Of course, if we are misguided enough to interpret the Bible in terms of the “original meaning” of the text, that original meaning is often false: there is scientific, historical, moral, and theological falsity in the Bible, if it is so interpreted. This evident fact led many liberal-minded theologians of the twentieth century to cease to talk of the Bible being “true,” but to speak rather of it being “useful” or “insightful” if read in accord with some rule or other of interpretation; and there have evolved as many ways of interpreting as there have been theologians doing the interpreting. And saying this sort of thing about the Bible hardly gives it a special status—the same could be said of any great work of literature. A general fog settled over “hermeneutics.” And yet the rules are there, sanctified by centures of use by those who claimed in accord with Christian tradition that the Bible was “true.” (pp. 207-208)
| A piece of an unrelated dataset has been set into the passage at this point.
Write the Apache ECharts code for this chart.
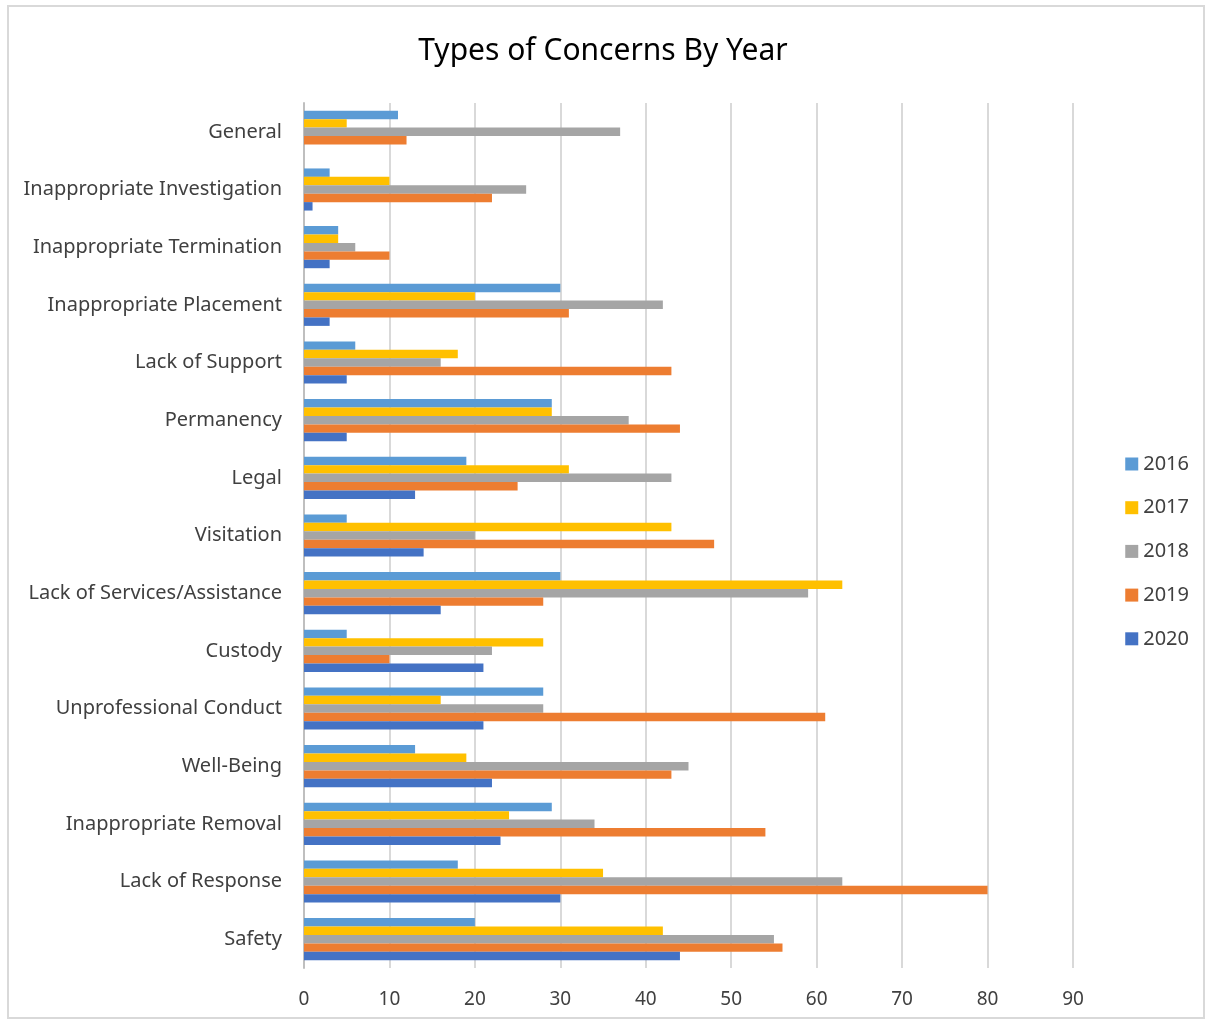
<!DOCTYPE html>
<html><head><meta charset="utf-8">
<script src="https://cdn.jsdelivr.net/npm/echarts@6/dist/echarts.min.js"></script>
<style>html,body{margin:0;padding:0;background:#fff}#c{width:1206px;height:1021px}</style>
</head><body><div id="c"></div>
<script>
var categories = ["General","Inappropriate Investigation","Inappropriate Termination","Inappropriate Placement","Lack of Support","Permanency","Legal","Visitation","Lack of Services/Assistance","Custody","Unprofessional Conduct","Well-Being","Inappropriate Removal","Lack of Response","Safety"];
var years = ["2016","2017","2018","2019","2020"];
var v2016 = [11,3,4,30,6,29,19,5,30,5,28,13,29,18,20];
var v2017 = [5,10,4,20,18,29,31,43,63,28,16,19,24,35,42];
var v2018 = [37,26,6,42,16,38,43,20,59,22,28,45,34,63,55];
var v2019 = [12,22,10,31,43,44,25,48,28,10,61,43,54,80,56];
var v2020 = [0,1,3,3,5,5,13,14,16,21,21,22,23,30,44];
var xTicks = [0,10,20,30,40,50,60,70,80,90];
var colors = ["#5B9BD5","#FFC000","#A5A5A5","#ED7D31","#4472C4"];
var values = [v2016,v2017,v2018,v2019,v2020];
var FONT = "Noto Sans";
var chart = echarts.init(document.getElementById('c'));
chart.setOption({
  animation:false,
  textStyle:{fontFamily:FONT},
  title:{text:"Types of Concerns By Year",left:'center',top:31,textStyle:{fontFamily:FONT,fontSize:30,fontWeight:'normal',color:'#000'}},
  graphic:[{type:'rect',shape:{x:8,y:6,width:1196,height:1012},style:{fill:'none',stroke:'#d9d9d9',lineWidth:2},silent:true}],
  legend:{orient:'vertical',right:12,top:449,itemWidth:13,itemHeight:13,itemGap:23.7,icon:'rect',
    textStyle:{fontFamily:FONT,fontSize:20,color:'#404040'},data:years},
  grid:{left:304,right:133,top:103,bottom:53,containLabel:false},
  xAxis:{type:'value',min:0,max:90,interval:10,
    axisLine:{show:false},axisTick:{show:false},
    axisLabel:{fontFamily:FONT,fontSize:19,color:'#404040',margin:22,
      formatter:function(v){return xTicks.indexOf(v)>=0?String(v):'';}},
    splitLine:{show:true,lineStyle:{color:'#d9d9d9',width:2}}},
  yAxis:{type:'category',inverse:true,data:categories,
    axisLine:{show:true,lineStyle:{color:'#bfbfbf',width:2}},axisTick:{show:false},
    axisLabel:{fontFamily:FONT,fontSize:20,color:'#404040',margin:22}},
  series: years.map(function(y,i){return {name:y,type:'bar',data:values[i],barGap:'0%',barCategoryGap:'27%',
    itemStyle:{color:colors[i]}};})
});
</script></body></html>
The Song of Songs is Swinburne’s favorite example. It was originally composed as an erotic poem of young love; but it was received into the canon as a poem about the love between God and Israel. What is its literal meaning? Perhaps the answer depends on whether we are looking from the perspective of the original poet or the divine and ultimate poet.
Swinburne can go so far as to say that the Bible must be read just like
“any other book”; but of course there is no other book that has God as its author, which is what makes the interpretation of Scripture so very interesting.